The UW-Madison’s Odyssey Project will celebrate the graduation of its 23rd class on Wednesday, April 29, 6 p.m. at the Great Hall of the UW-Madison Memorial Union.
The Odyssey Class of 2026 faced countless challenges, adversities, and obstacles to get to their graduation day, says longtime Odyssey Director Emily Auerbach, including addiction, incarceration, food insecurity, single parenthood, and more.
“We have two of the women in the class who gave birth this month, and they got all of their homework done,” Auerbach tells Madison365. “One of the students has a baby that is just a few days old, the other just a couple of weeks old. They made it through, and so did others with just incredible hardship.
“We have never before had two students in the class give birth during the month of graduation. So that is something definitely new. We had two other students, men in the class, who had babies born this year, as well,” she adds.
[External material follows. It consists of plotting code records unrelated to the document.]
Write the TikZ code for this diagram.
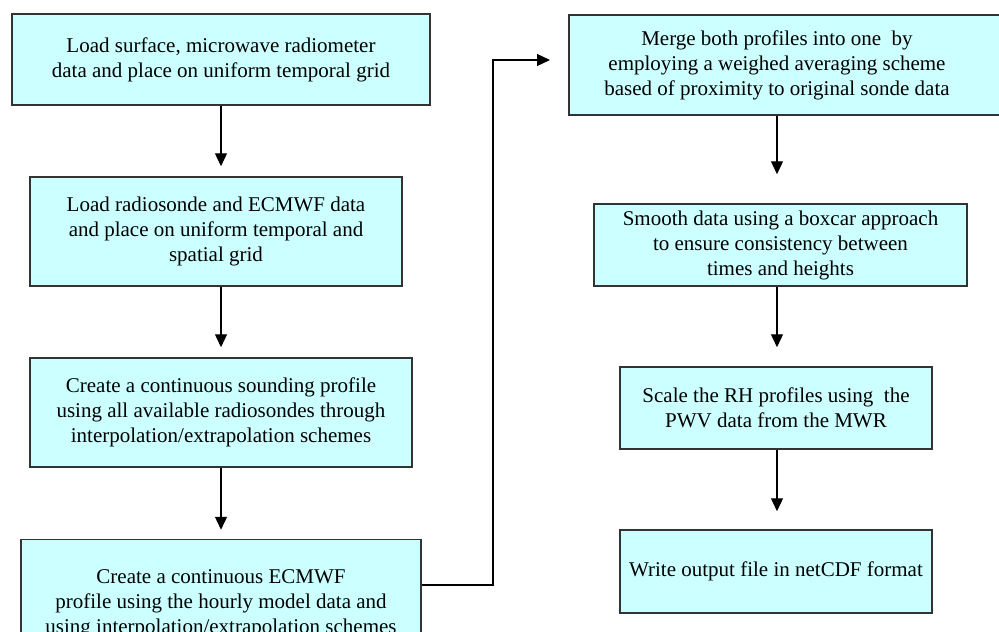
\documentclass[tikz,border=0pt]{standalone}
\usepackage{fontspec}
\setmainfont{Liberation Serif}
\usetikzlibrary{arrows.meta,calc}
\definecolor{boxfill}{RGB}{204,255,255}
\definecolor{boxline}{RGB}{51,51,51}
\begin{document}
\begin{tikzpicture}[x=1pt,y=-1pt,
  box/.style={draw=boxline,line width=1.5pt,fill=boxfill,rectangle,inner sep=0pt,align=center,font=\fontsize{21}{25}\selectfont},
  txt/.style={inner sep=0pt,align=center,font=\fontsize{21}{25}\selectfont},
  arr/.style={draw=black,line width=1.3pt,-{Triangle[length=13pt,width=12pt]}}]
\useasboundingbox (0,0) rectangle (999,632);
\clip (0,0) rectangle (999,632);
\fill[white] (0,0) rectangle (999,632);
% left column
\node[box,minimum width=418,minimum height=91] (b1) at (221,59.5) {Load surface, microwave radiometer\\data and place on uniform temporal grid};
\node[box,minimum width=372,minimum height=109] (b2) at (216,231.5) {Load radiosonde and ECMWF data\\and place on uniform temporal and\\spatial grid};
\node[box,minimum width=382,minimum height=109] (b3) at (221,412.5) {Create a continuous sounding profile\\using all available radiosondes through\\interpolation/extrapolation schemes};
\node[box,minimum width=400,minimum height=129] (b4) at (221,604) {Create a continuous ECMWF\\profile using the hourly model data and\\using interpolation/extrapolation schemes};
% right column
\node[box,minimum width=440,minimum height=100,anchor=north west] (b5) at (568,14) {};
\node[txt] (t5) at (777,65) {Merge both profiles into one~ by\\employing a weighed averaging scheme\\based of proximity to original sonde data};
\node[box,minimum width=373,minimum height=82] (b6) at (780.5,245) {Smooth data using a boxcar approach\\to ensure consistency between\\times and heights};
\node[box,minimum width=312,minimum height=82] (b7) at (776,408) {Scale the RH profiles using~ the\\PWV data from the MWR};
\node[box,minimum width=312,minimum height=83] (b8) at (776,571.5) {Write output file in netCDF format};
% connectors
\draw[arr,shorten >=10pt] (b1.south) -- (b1.south |- b2.north);
\draw[arr,shorten >=10pt] (b1.south |- b2.south) -- (b1.south |- b3.north);
\draw[arr,shorten >=9pt] (b3.south) -- (b3.south |- b4.north);
\coordinate (c1) at (493,585);
\coordinate (c2) at (493,60);
\draw[arr,shorten >=18pt] (b4.east |- c1) -- (c1) -- (c2) -- (b5.west |- c2);
\draw[arr,shorten >=29pt] (t5 |- b5.south) -- (t5 |- b6.north);
\draw[arr,shorten >=19pt] (t5 |- b6.south) -- (t5 |- b7.north);
\draw[arr,shorten >=18pt] (t5 |- b7.south) -- (t5 |- b8.north);
\end{tikzpicture}
\end{document}
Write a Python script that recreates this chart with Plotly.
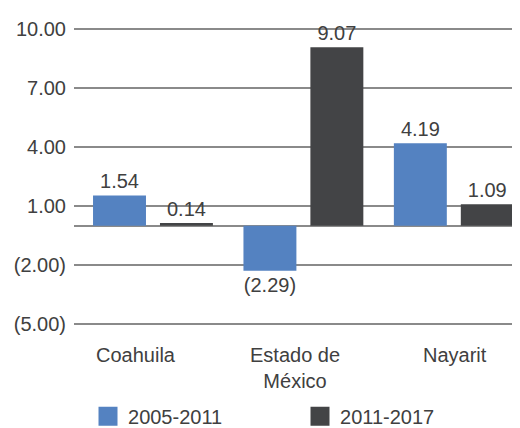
import plotly.graph_objects as go

categories = ["Coahuila", "Estado de México", "Nayarit"]
cat_labels = ["Coahuila", "Estado de<br>México", "Nayarit"]
series_names = ["2005-2011", "2011-2017"]
values_2005_2011 = [1.54, -2.29, 4.19]
values_2011_2017 = [0.14, 9.07, 1.09]
tick_vals = [-5, -2, 1, 4, 7, 10]

colors = ["#5482C1", "#434446"]
FONT = "Liberation Sans, Arial, sans-serif"
TXT = "#404040"


def fmt(v):
    return f"({abs(v):.2f})" if v < 0 else f"{v:.2f}"


tick_text = [fmt(v) for v in tick_vals]

fig = go.Figure()
for name, vals, col in zip(series_names, [values_2005_2011, values_2011_2017], colors):
    fig.add_trace(go.Bar(
        x=categories, y=vals, name=name, marker=dict(color=col, line=dict(width=0)),
        text=[fmt(v) for v in vals], textposition="outside", cliponaxis=False,
        constraintext="none",
        textfont=dict(family=FONT, size=20, color=TXT), showlegend=False,
    ))
    fig.add_trace(go.Scatter(
        x=[None], y=[None], mode="markers", name=name,
        marker=dict(symbol="square", size=16, color=col, line=dict(color=col, width=3)),
        showlegend=True,
    ))

shifts = [-17, -8, 1]
for c, lab, s in zip(categories, cat_labels, shifts):
    fig.add_annotation(x=c, y=0, xref="x", yref="paper", text=lab, showarrow=False,
                       xshift=s, yshift=-8, yanchor="top", align="center",
                       font=dict(family=FONT, size=20, color=TXT))

fig.update_layout(
    width=512, height=420,
    margin=dict(l=66, r=0, t=11, b=94, autoexpand=False),
    paper_bgcolor="white", plot_bgcolor="white",
    barmode="group", bargap=0.11, bargroupgap=0.209,
    font=dict(family=FONT, size=20, color=TXT),
    xaxis=dict(type="category", range=[-0.525, 2.44], showticklabels=False,
               showgrid=False, zeroline=False, showline=False),
    yaxis=dict(range=[-5.5, 10.5], tickvals=tick_vals, ticktext=tick_text,
               showgrid=True, gridcolor="#8a8a8a", gridwidth=2, zeroline=True,
               zerolinecolor="#8a8a8a", zerolinewidth=2, showline=False,
               ticks="outside", ticklen=3, tickcolor="rgba(0,0,0,0)",
               tickfont=dict(family=FONT, size=20, color=TXT)),
    legend=dict(orientation="h", x=0.0314, xanchor="left", y=-0.199, yanchor="top",
                entrywidth=167, entrywidthmode="pixels", tracegroupgap=0,
                font=dict(family=FONT, size=20, color=TXT), bgcolor="rgba(0,0,0,0)"),
)

fig.write_html("out.html")
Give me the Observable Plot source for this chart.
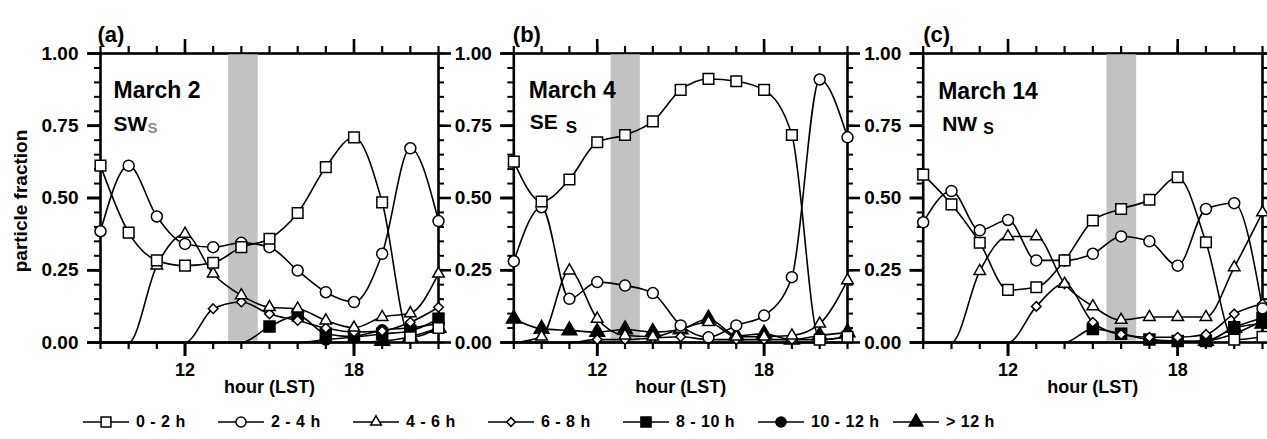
<!DOCTYPE html>
<html>
<head>
<meta charset="utf-8">
<script src="https://cdn.jsdelivr.net/npm/d3@7"></script>
<script src="https://cdn.jsdelivr.net/npm/@observablehq/plot@0.6"></script>
<style>
  html, body { margin: 0; padding: 0; background: #fff; }
  #chart { position: relative; width: 1267px; height: 439px; overflow: hidden;
           font-family: "Liberation Sans", Arial, Helvetica, sans-serif; font-weight: bold; }
  .lg-item { position: absolute; display: flex; align-items: center; height: 20px;
             font-size: 16px; font-weight: bold; color: #000; white-space: pre; letter-spacing: 0.5px; }
  .lg-item svg { display: block; margin-right: 7px; }
  #ylabel { position: absolute; left: 21px; top: 201px; transform: translate(-50%, -50%) rotate(-90deg);
            font-size: 19px; font-weight: bold; color: #000; white-space: nowrap; }
</style>
</head>
<body>
<div id="chart"></div>
<script>
// ---------------- DATA ----------------
const hours = [9, 10, 11, 12, 13, 14, 15, 16, 17, 18, 19, 20, 21];
const hourLabels = [12, 18];
const fractionTicks = [0, 0.25, 0.5, 0.75, 1];
const fractionMinorTicks = [0, 0.05, 0.1, 0.15, 0.2, 0.25, 0.3, 0.35, 0.4, 0.45, 0.5,
                            0.55, 0.6, 0.65, 0.7, 0.75, 0.8, 0.85, 0.9, 0.95, 1];
const sizeClasses = ["0 - 2 h", "2 - 4 h", "4 - 6 h", "6 - 8 h", "8 - 10 h", "10 - 12 h", "> 12 h"];
const panelLetters = ["(a)", "(b)", "(c)"];
const dates = ["March 2", "March 4", "March 14"];
const sectors = ["SW", "SE", "NW"];
const sectorSub = ["S", "S", "S"];
const shadedHours = [[13.55, 14.6], [12.5, 13.55], [15.5, 16.55]];
const yTitle = "particle fraction";
const xTitle = "hour (LST)";

// particle fraction, one row per size class, one value per hour (9..21)
const valuesA = [
  [0.612, 0.38, 0.284, 0.266, 0.276, 0.33, 0.359, 0.448, 0.607, 0.71, 0.485, 0.018, 0.05],
  [0.385, 0.612, 0.436, 0.341, 0.33, 0.345, 0.33, 0.249, 0.174, 0.14, 0.307, 0.672, 0.42],
  [0, 0, 0.266, 0.376, 0.238, 0.163, 0.122, 0.117, 0.076, 0.051, 0.088, 0.101, 0.238],
  [0, 0, 0, 0, 0.117, 0.14, 0.099, 0.076, 0.05, 0.036, 0.04, 0.07, 0.122],
  [0, 0, 0, 0, 0, 0, 0.055, 0.093, 0.03, 0.02, 0.03, 0.04, 0.082],
  [0, 0, 0, 0, 0, 0, 0, 0, 0.01, 0.02, 0.042, 0.051, 0.065],
  [0, 0, 0, 0, 0, 0, 0, 0, 0, 0, 0.005, 0.02, 0.05]
];
const valuesB = [
  [0.626, 0.488, 0.564, 0.693, 0.718, 0.765, 0.874, 0.912, 0.904, 0.874, 0.718, 0.01, 0.02],
  [0.281, 0.468, 0.151, 0.209, 0.197, 0.171, 0.059, 0.018, 0.059, 0.093, 0.226, 0.91, 0.71],
  [0, 0.02, 0.249, 0.082, 0.024, 0.02, 0.047, 0.07, 0.02, 0.02, 0.024, 0.065, 0.215],
  [0, 0, 0, 0.01, 0.01, 0.015, 0.02, 0.01, 0.01, 0.01, 0.01, 0.01, 0.018],
  [0, 0, 0, 0, 0, 0, 0, 0, 0, 0, 0, 0, 0],
  [0, 0, 0, 0, 0, 0, 0, 0, 0, 0, 0, 0, 0],
  [0.082, 0.047, 0.042, 0.036, 0.045, 0.036, 0.045, 0.082, 0.024, 0.03, 0.01, 0.024, 0.035]
];
const valuesC = [
  [0.581, 0.478, 0.345, 0.182, 0.191, 0.284, 0.422, 0.462, 0.494, 0.572, 0.347, 0.01, 0.02],
  [0.416, 0.524, 0.388, 0.424, 0.284, 0.284, 0.307, 0.367, 0.35, 0.266, 0.462, 0.482, 0.118],
  [0, 0, 0.247, 0.367, 0.367, 0.203, 0.125, 0.078, 0.088, 0.088, 0.088, 0.26, 0.45],
  [0, 0, 0, 0, 0.125, 0.203, 0.07, 0.028, 0.018, 0.018, 0.028, 0.099, 0.134],
  [0, 0, 0, 0, 0, 0, 0.047, 0.03, 0.01, 0.005, 0.005, 0.053, 0.085],
  [0, 0, 0, 0, 0, 0, 0, 0, 0, 0, 0.005, 0.03, 0.075],
  [0, 0, 0, 0, 0, 0, 0, 0, 0, 0, 0.005, 0.05, 0.065]
];
const panelValues = [valuesA, valuesB, valuesC];

// ---------------- STYLE / LAYOUT ----------------
const FONT = "Liberation Sans, Arial, sans-serif";
const symbols = ["square", "circle", "triangle", "diamond2", "square", "circle", "triangle"];
const fills   = ["#fff", "#fff", "#fff", "#fff", "#000", "#000", "#000"];
const radii   = [6, 5.5, 4.3, 4.3, 6.2, 5.5, 5.5];

const layout = [
  {left: 0,   width: 448, ml: 100,  mr: 10,
   letter: [-3, -27], date: [13, 28], sec: [13, 62.3], sub: [47, 69.2, 15, "#8a8a8a"]},
  {left: 448, width: 412, ml: 65.3, mr: 13,
   letter: [-1, -27], date: [15, 28], sec: [16, 60.3], sub: [52, 67.6, 17, "#000"]},
  {left: 860, width: 407, ml: 62.7, mr: 5,
   letter: [0, -27],  date: [15, 29], sec: [19, 62.3], sub: [60, 68.9, 16, "#000"]}
];
const MT = 53, MB = 58, H = 400;
const FH = H - MT - MB;

const chart = document.getElementById("chart");

function makePanel(p) {
  const L = layout[p];
  const FW = L.width - L.ml - L.mr;
  const vals = panelValues[p];
  const rows = [];
  sizeClasses.forEach((c, s) => hours.forEach((h, k) => rows.push({cls: c, s, hour: h, v: vals[s][k]})));

  const tk = {stroke: "#000"};
  const txt = {fontWeight: "bold", fill: "#000", fontFamily: FONT};
  const marks = [
    // frame and outward tick lines first
    Plot.frame({stroke: "#000", strokeWidth: 2.6}),
    Plot.tickY(fractionMinorTicks, {y: d => d, insetLeft: -6, insetRight: FW, strokeWidth: 2, ...tk}),
    Plot.tickY(fractionTicks, {y: d => d, insetLeft: -13, insetRight: FW, strokeWidth: 2.6, ...tk}),
    Plot.tickY(fractionMinorTicks, {y: d => d, insetLeft: FW, insetRight: -6, strokeWidth: 2, ...tk}),
    Plot.tickY(fractionTicks, {y: d => d, insetLeft: FW, insetRight: -13, strokeWidth: 2.6, ...tk}),
    Plot.tickX(hours, {x: d => d, insetTop: -7, insetBottom: FH, strokeWidth: 2.2, ...tk}),
    Plot.tickX(hourLabels, {x: d => d, insetTop: -14, insetBottom: FH, strokeWidth: 2.6, ...tk}),
    Plot.tickX(hours, {x: d => d, insetTop: FH, insetBottom: -7, strokeWidth: 2.2, ...tk}),
    Plot.tickX(hourLabels, {x: d => d, insetTop: FH, insetBottom: -14, strokeWidth: 2.6, ...tk}),
    // tick labels
    Plot.axisY({anchor: "left", ticks: fractionTicks, tickSize: 13, tickPadding: 9, stroke: "#000", strokeWidth: 2.6,
                tickFormat: d3.format(".2f"), label: null, fontSize: 19, fontWeight: "bold", fontFamily: FONT}),
    Plot.axisX({anchor: "bottom", ticks: hourLabels, tickSize: 14, tickPadding: 7, stroke: "#000", strokeWidth: 2.6,
                tickFormat: d => String(d), label: null, fontSize: 18, fontWeight: "bold", fontFamily: FONT}),
    // shaded period
    Plot.rect([shadedHours[p]], {x1: d => d[0], x2: d => d[1], y1: 0, y2: 1, fill: "#c2c2c2", insetTop: 1.3, insetBottom: 1.3})
  ];
  for (let s = 0; s < sizeClasses.length; s++) {
    marks.push(Plot.line(rows.filter(d => d.s === s), {
      x: "hour", y: "v", curve: "monotone-x", stroke: "#000", strokeWidth: 1.6
    }));
  }
  // markers (zero values not marked)
  for (let s = sizeClasses.length - 1; s >= 0; s--) {
    marks.push(Plot.dot(rows.filter(d => d.s === s && d.v > 0), {
      x: "hour", y: "v", symbol: symbols[s], r: radii[s],
      fill: fills[s], stroke: "#000", strokeWidth: 1.5
    }));
  }
  // texts
  marks.push(
    Plot.text([panelLetters[p]], {text: d => d, frameAnchor: "top-left", textAnchor: "start",
      dx: L.letter[0], dy: L.letter[1], fontSize: 22, ...txt}),
    Plot.text([dates[p]], {text: d => d, frameAnchor: "top-left", textAnchor: "start",
      dx: L.date[0], dy: L.date[1], fontSize: 23, ...txt}),
    Plot.text([sectors[p]], {text: d => d, frameAnchor: "top-left", textAnchor: "start",
      dx: L.sec[0], dy: L.sec[1], fontSize: 21, ...txt}),
    Plot.text([sectorSub[p]], {text: d => d, frameAnchor: "top-left", textAnchor: "start",
      dx: L.sub[0], dy: L.sub[1], fontSize: L.sub[2], fontWeight: "bold", fontFamily: FONT, fill: L.sub[3]}),
    Plot.text([xTitle], {text: d => d, frameAnchor: "bottom", dy: 50, fontSize: 18, ...txt})
  );

  const svg = Plot.plot({
    width: L.width, height: H,
    marginLeft: L.ml, marginRight: L.mr, marginTop: MT, marginBottom: MB,
    x: {domain: [9, 21]},
    y: {domain: [0, 1]},
    style: {background: "transparent", overflow: "visible"},
    marks
  });
  svg.style.position = "absolute";
  svg.style.left = L.left + "px";
  svg.style.top = "0px";
  svg.style.maxWidth = "none";
  chart.appendChild(svg);
}

[0, 1, 2].forEach(makePanel);

// y-axis title (panel a)
const yl = document.createElement("div");
yl.id = "ylabel";
yl.textContent = yTitle;
chart.appendChild(yl);

// ---------------- LEGEND ----------------
const legendX0 = 83, legendStep = 135, legendTop = 412;
const d3Sym = {square: d3.symbolSquare, circle: d3.symbolCircle, triangle: d3.symbolTriangle,
               diamond2: d3.symbolDiamond2 || d3.symbolDiamond};
sizeClasses.forEach((c, s) => {
  const item = document.createElement("div");
  item.className = "lg-item";
  item.style.left = (legendX0 + s * legendStep) + "px";
  item.style.top = legendTop + "px";
  const ns = "http://www.w3.org/2000/svg";
  const sv = document.createElementNS(ns, "svg");
  sv.setAttribute("width", 46); sv.setAttribute("height", 20);
  const ln = document.createElementNS(ns, "line");
  ln.setAttribute("x1", 0); ln.setAttribute("x2", 46); ln.setAttribute("y1", 10); ln.setAttribute("y2", 10);
  ln.setAttribute("stroke", "#000"); ln.setAttribute("stroke-width", 1.5);
  sv.appendChild(ln);
  const pth = document.createElementNS(ns, "path");
  pth.setAttribute("d", d3.symbol(d3Sym[symbols[s]], Math.PI * radii[s] * radii[s] * 0.85)());
  pth.setAttribute("transform", "translate(23,10)");
  pth.setAttribute("fill", fills[s]); pth.setAttribute("stroke", "#000"); pth.setAttribute("stroke-width", 1.5);
  sv.appendChild(pth);
  item.appendChild(sv);
  const span = document.createElement("span");
  span.textContent = c;
  item.appendChild(span);
  chart.appendChild(item);
});
</script>
</body>
</html>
Wednesday night’s Odyssey Project graduation ceremony will celebrate students who have spent two semesters discussing challenging works of literature, history, philosophy, and art while cultivating their own voices through poetry and prose. Auerbach says this is the earliest graduation date they have planned for Odyssey in its 23-year history.
At the event, there will be remarks from Auerbach and a special guest speaker, incoming interim UW Chancellor Dr. Eric Wilcots.
“We are looking forward to hearing from Eric Wilcots, who will congratulate the students,” Auerbach says. “He will officially be the incoming chancellor around the middle of May. He has been a champion of the Odyssey Project for quite a while.”
“Odyssey is the Wisconsin Idea in action: ensuring that the teaching and scholarship of UW–Madison have an amazing impact on our community,” said Dr. Eric Wilcots in a statement. “Through their own writing, these students are allowing their voices to be heard. By studying literature, students discover that they are not alone. Suffering, joy, love, humor, tragedy are all universal experiences, and these great works illuminate the human condition.”
Also at the event, the “Friends of Odyssey Award” will be presented to Mary Rouse, former UW Dean of Students, and her son, Martin Rouse, Division of Continuing Studies (DCS) Associate Dean.
A highlight of the graduation ceremony will be hearing from the Odyssey graduates who completed two semesters of humanities courses and will graduate with six UW-Madison credits, jumpstarting their dreams of attaining a college degree and breaking cycles of generational poverty.
“There will be family and supporters on stage for the 29 students who are graduating, and then each one will come to the podium and share a minute of something they wrote in class,” Auerbach says.
Auerbach has seen a range of things in her 23 years leading the Odyssey Project, but she says this year has been especially difficult for many of the students in the program.
“I would say that we have an unprecedented global situation that puts a lot of stress and pressure on the students in our class, especially those who feel targeted as immigrants or who feel belittled by the erasure of Black history. We have some students who are really affected by the hard economic times that we’re in,” Auerbach says. “So, of all the 23 years that I’ve done the program, I think I feel these students have had to muster up more resilience, more strength, more hope in the face of darkness.”
The Odyssey Program has really grown over its 23 years, and there are now multiple Odyssey programs beyond the core Odyssey group that will be graduating on Wednesday night. Odyssey Junior extends literacy and enrichment to the next generation; Onward Odyssey supports Odyssey alumni on their continued journey; Odyssey Beyond Bars provides Odyssey courses to students in prison; and Odyssey Senior celebrates the stories of Odyssey elders through an enrichment program.
Odyssey Beyond Wars, which serves veterans with their transition from military to civilian life, ran for two years but is currently on hiatus for budgetary and staffing reasons.
Auerbach says they have already started planning the big celebration for the 25th anniversary of the Odyssey Project in two years.
But first things first. The celebration of the 23rd graduating class will be free and open to the public. Appetizers and refreshments will be provided following the ceremony, along with music and Bucky Badger. “My dad, who is 97, will be playing music at the event. The community is welcome to come,” Auerbach says. It’s a wonderful and inspiring event.”
Auerbach says she loves to see the Odyssey Project family continue to grow.
“We have become a big family over the years, and we have multiple generations from the same family, too,” Auerbach says. “One of the students graduating this year had a mother in the program some years back, and another one has a sister who went through the program. It’s definitely a family affair.
“It’s great seeing students from those early years. We have a student graduating from law school next month, and others who now have master’s degrees. So just seeing the transformation over two decades is astounding,” Auerbach adds.